Tidak hanya sekali namun berulang kali terjadi gejolak dimasyarakat sebagai akibat dari kebijakan hukum pemerintah, terutama berkaitan dengan undang-undang (UU). Hal ini terjadi antara lain karena pola komunikasi yang buruk antarapemerintah dengan masyarakat. Polemik yang terjadi berupa ketidaksesuaian muatan substansi materil maupun prosedur formil dari suatu undang-undang yang akan diterbitkan dengankeinginan masyarakat. UU Komisi Pemberantasan Korupsi (KPK), UU Anti Kekerasan Seksual, UU Cipta Kerja, UU Mineral dan Batubara (Minerba), termasuk wacana amandemen terbatas terhadap Undang-Undang Dasar Negara Republik Indonesia (UUD NRI) 1945 untuk mengakomodasi Pokok-Pokok Haluan Negara (PPHN), merupakan sebagian dari contoh yang dapat disebutkan. Berbagai protes tertulis dan tidak tertulis berupa aksi dilakukan oleh elemen masyarakat yang berkepentingan. Beberapa protes diakomodasi oleh pemerintah, namun beberapa tidak diakomodasi. Dalam hal ini, peran serta masyarakat dalam penerbitan undang-undang masih lemah dengan tingkat partisipasi yang rendah. Sedangkan, partisipasi masyarakat amatlah dibutuhkan untuk mengawal kebijakan hukum pemerintah saat ini (ius constitutum) dan kedepan (ius constituendum). Sehingga, menimbulkan pertanyaan mengenai ideal demokrasi yang ada di Indonesia dalam pembentukan hukum yang mencerminkan keinginan masyarakat.

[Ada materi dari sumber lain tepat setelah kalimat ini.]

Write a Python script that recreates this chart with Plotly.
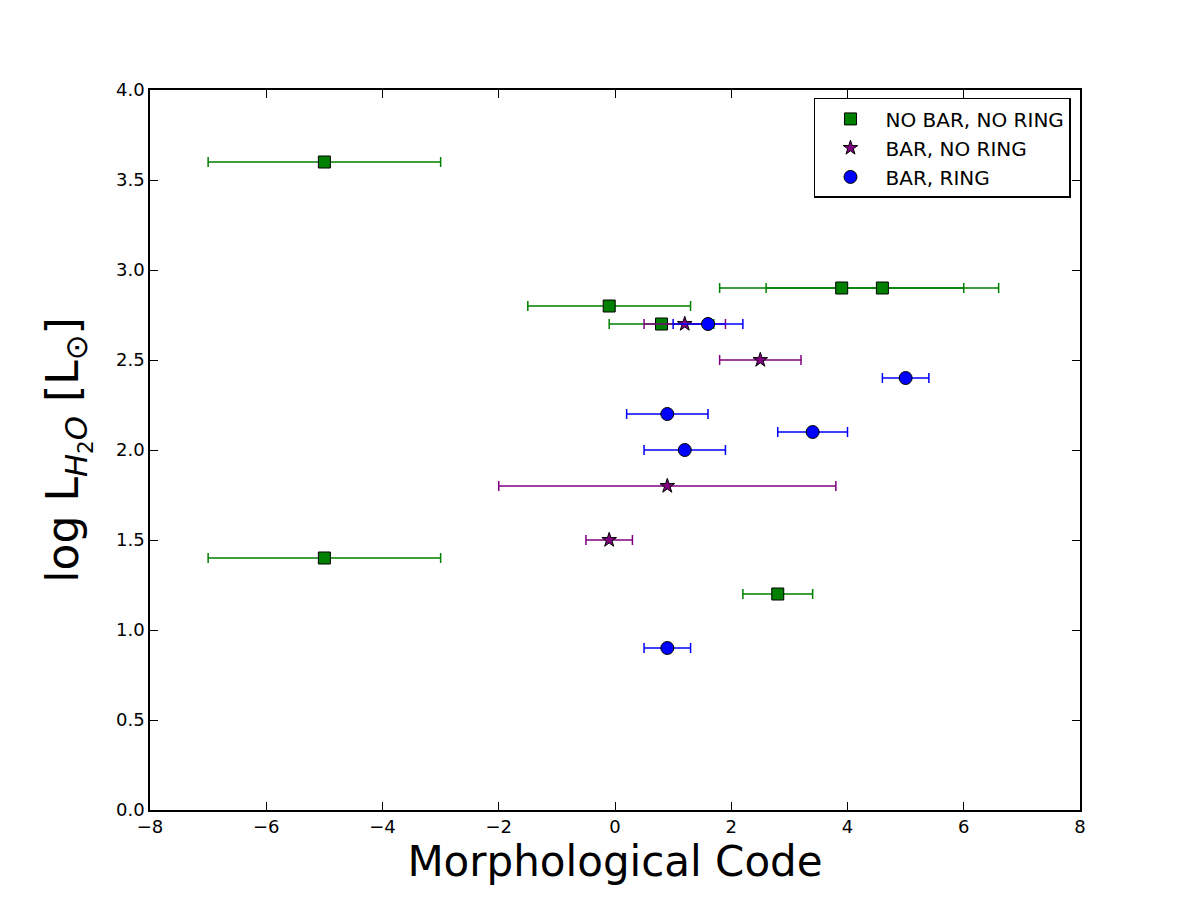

Demokrasi merupakan sistem pemerintahan dari, oleh, dan untuk rakyat. Kamus Besar Bahasa Indonesia (KBBI) mengartikan demokrasi sebagai bentuk atau sistem pemerintahan yang seluruh rakyatnya turut serta memerintah dengan perantaraan wakilnya i.e. pemerintahan rakyat dengan memberikan kekuasaan tertinggi kepada rakyat serta menghadirkan gagasan tentang persamaan hak dan kewajiban serta perlakuan yang adil bagi semua warga negara. Dalam hal ini, Indonesia menganut sistem demokrasi tidak langsung melalui perantara DPR. Pasal 20A ayat (1) Undang-Undang Dasar Negara Republik Indonesia (UUD NRI) 1945 Amandemen keempat menyebutkan bahwa Dewan Perwakilan Rakyat (DPR) memiliki fungsi legislasi (pembuatan undang-undang), fungsi anggaran (terhadap Anggaran Belanja Negara), dan fungsi pengawasan (terhadap cabang Eksekutif). Teori Pembagian Kekuasaan (distribution of power) menyatakan bahwa DPR sebagai salah satu cabang kekuasaan trias politica saling berhubungan dan berkoordinasi dengan kedua cabang kekuasaan lainnya dalam menjalankan praktik bernegara. Hal ini memperlihatkan bahwa hukum dan politik memiliki hubungan timbal balik yang tidak terpisahkan, dimana hukum merupakan produk politik sedangkan kekuasaan politik memperoleh legitimasi dari hukum. Bahwasanya, pengaruh politik terhadap hukum dapat dirasakan dalam penegakan hukum serta dalam karakteristik prosedur dan proses pembentukan hukum. Dalam hal ini, DPR dapat dikatakan belum menjalankan fungsi dengan baik, sebagaimana diindikasikan oleh parameter key performance index (KPI) secara kuantitas berupa produktivitas pembuatan UU, serta secara kualitas berupa muatan UU. Dalam hal ini, kualitas orang-orang yang sedang berkuasa sebagai anggota DPR turut berpengaruh terhadap kinerja tersebut. Ramlan Surbakti membagi tiga model kekuasaan menjadi model elite, model pluralis, dan model populis (2010). Model elite berasal dari konsepsi bahwa pada dasarnya masyarakat terbagi ke dalam dua kelas, yakni sedikit orang berkuasa yang disebut sebagai elite, dan masyarakat yang diatur atau dikuasai yang disebut sebagai massa. Surbakti kemudian membagi model elite menjadi tiga bagian, yaitu 1) elite politik yang yang berorientasi pada keuntungan pribadi dan golongan tertentu; 2) elite politik liberal; dan 3) pelawan elite (oposan).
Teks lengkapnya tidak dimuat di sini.